I've build a website that uses a Rest API to get all its data. My website is secured with a SSL certifcate. My default file (etc/nginx/sites-enabled/default
) looks like this:
server {
listen 80;
server_name example.com;
rewrite ^/(.*) https://example.com/$1 permanent;
}
server {
listen 443 ssl;
listen [::]:80 default_server;
root /var/www/example;
index index.html;
server_name example.com;
ssl_certificate /root/example.com.crt;
ssl_certificate_key /root/example.com.key;
ssl_protocols TLSv1 TLSv1.1 TLSv1.2;
ssl_prefer_server_ciphers on;
ssl_ciphers 'EECDH+AESGCM:EDH+AESGCM:AES256+EECDH:AES256+EDH';
location / {
try_files $uri $uri/ =404;
}
}
The problem is that my Rest API (where I get all my data from) must have a SSL certificate aswell to transfer all the data securely to my website.

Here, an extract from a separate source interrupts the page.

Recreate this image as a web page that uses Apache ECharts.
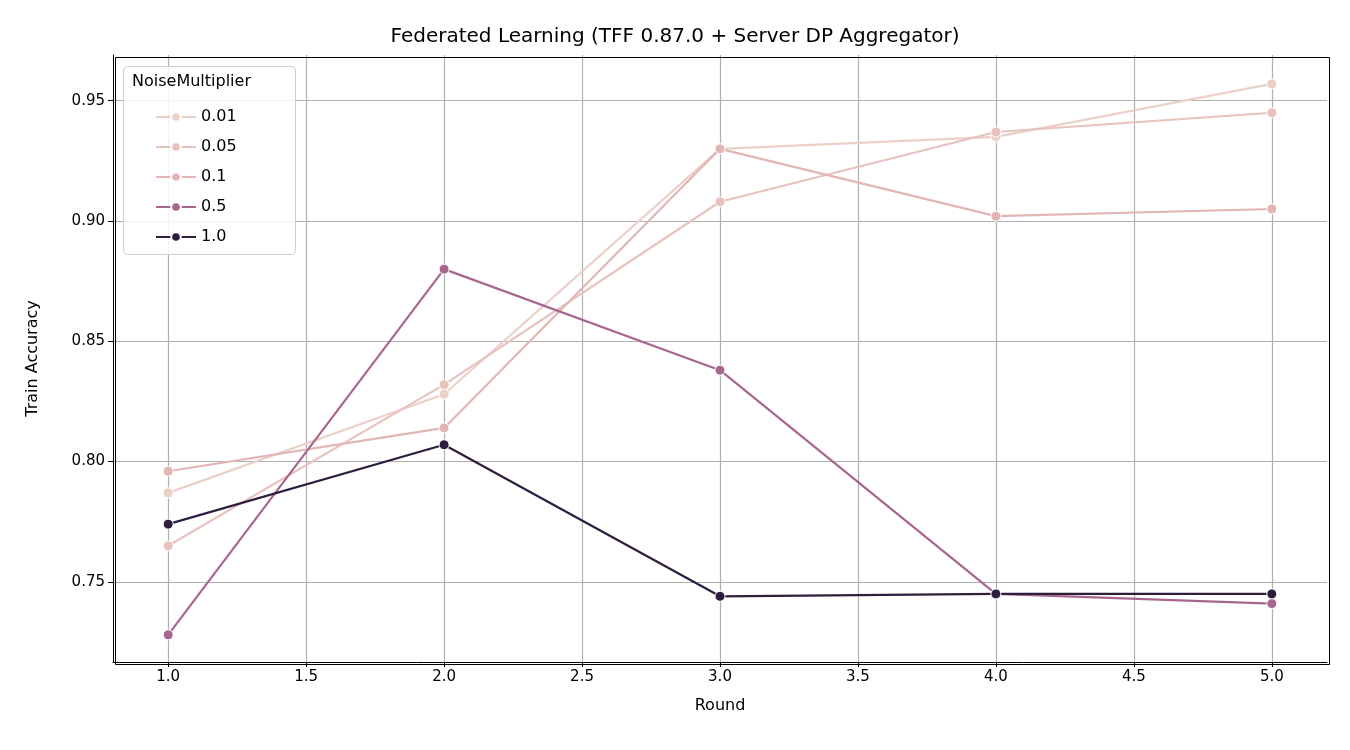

I created another server block for the rest api in my default file (etc/nginx/sites-enabled/default
). It looks like this:
server {
listen 8877;
server_name example.com;
rewrite ^/(.*) https://example.com:8877/$1 permanent;
}
server {
listen 443 ssl;
listen [::]:8877 default_server;
# Add index.php to the list if you are using PHP
index index.html index.htm index.nginx-debian.html;
server_name example.com;
ssl_certificate /root/example.com.crt;
ssl_certificate_key /root/example.com.key;
ssl_protocols TLSv1 TLSv1.1 TLSv1.2;
ssl_prefer_server_ciphers on;
ssl_ciphers 'EECDH+AESGCM:EDH+AESGCM:AES256+EECDH:AES256+EDH';
location / {
proxy_pass http://example.com:1111;
}
}
I know I should combine them like this:
server {
listen 80ssl;
listen 8877 ssl;
index index.html index.htm index.nginx-debian.html;
server_name example.com;
ssl_certificate /root/example.com.crt;
ssl_certificate_key /root/example.com.key;
ssl_protocols TLSv1 TLSv1.1 TLSv1.2;
ssl_prefer_server_ciphers on;
ssl_ciphers 'EECDH+AESGCM:EDH+AESGCM:AES256+EECDH:AES256+EDH';
location / {
// DO SOMETHING
}
}
The problem is that I need the location block to function differently on both the port 80 and port 8877. On port 8877 the location block should point to my NodeJS project that is running in the backround proxy_pass http://example.com:1111;
. On port 80 it shouldn't point to my NodeJS project. How can I accomplish this?
Or are there better ways to accomplish this? I've been stuck for 2 days now with this problem. Buying a second domain or SSL certificate isn't an option + my ceritifcate supports multiple ports on a single domain.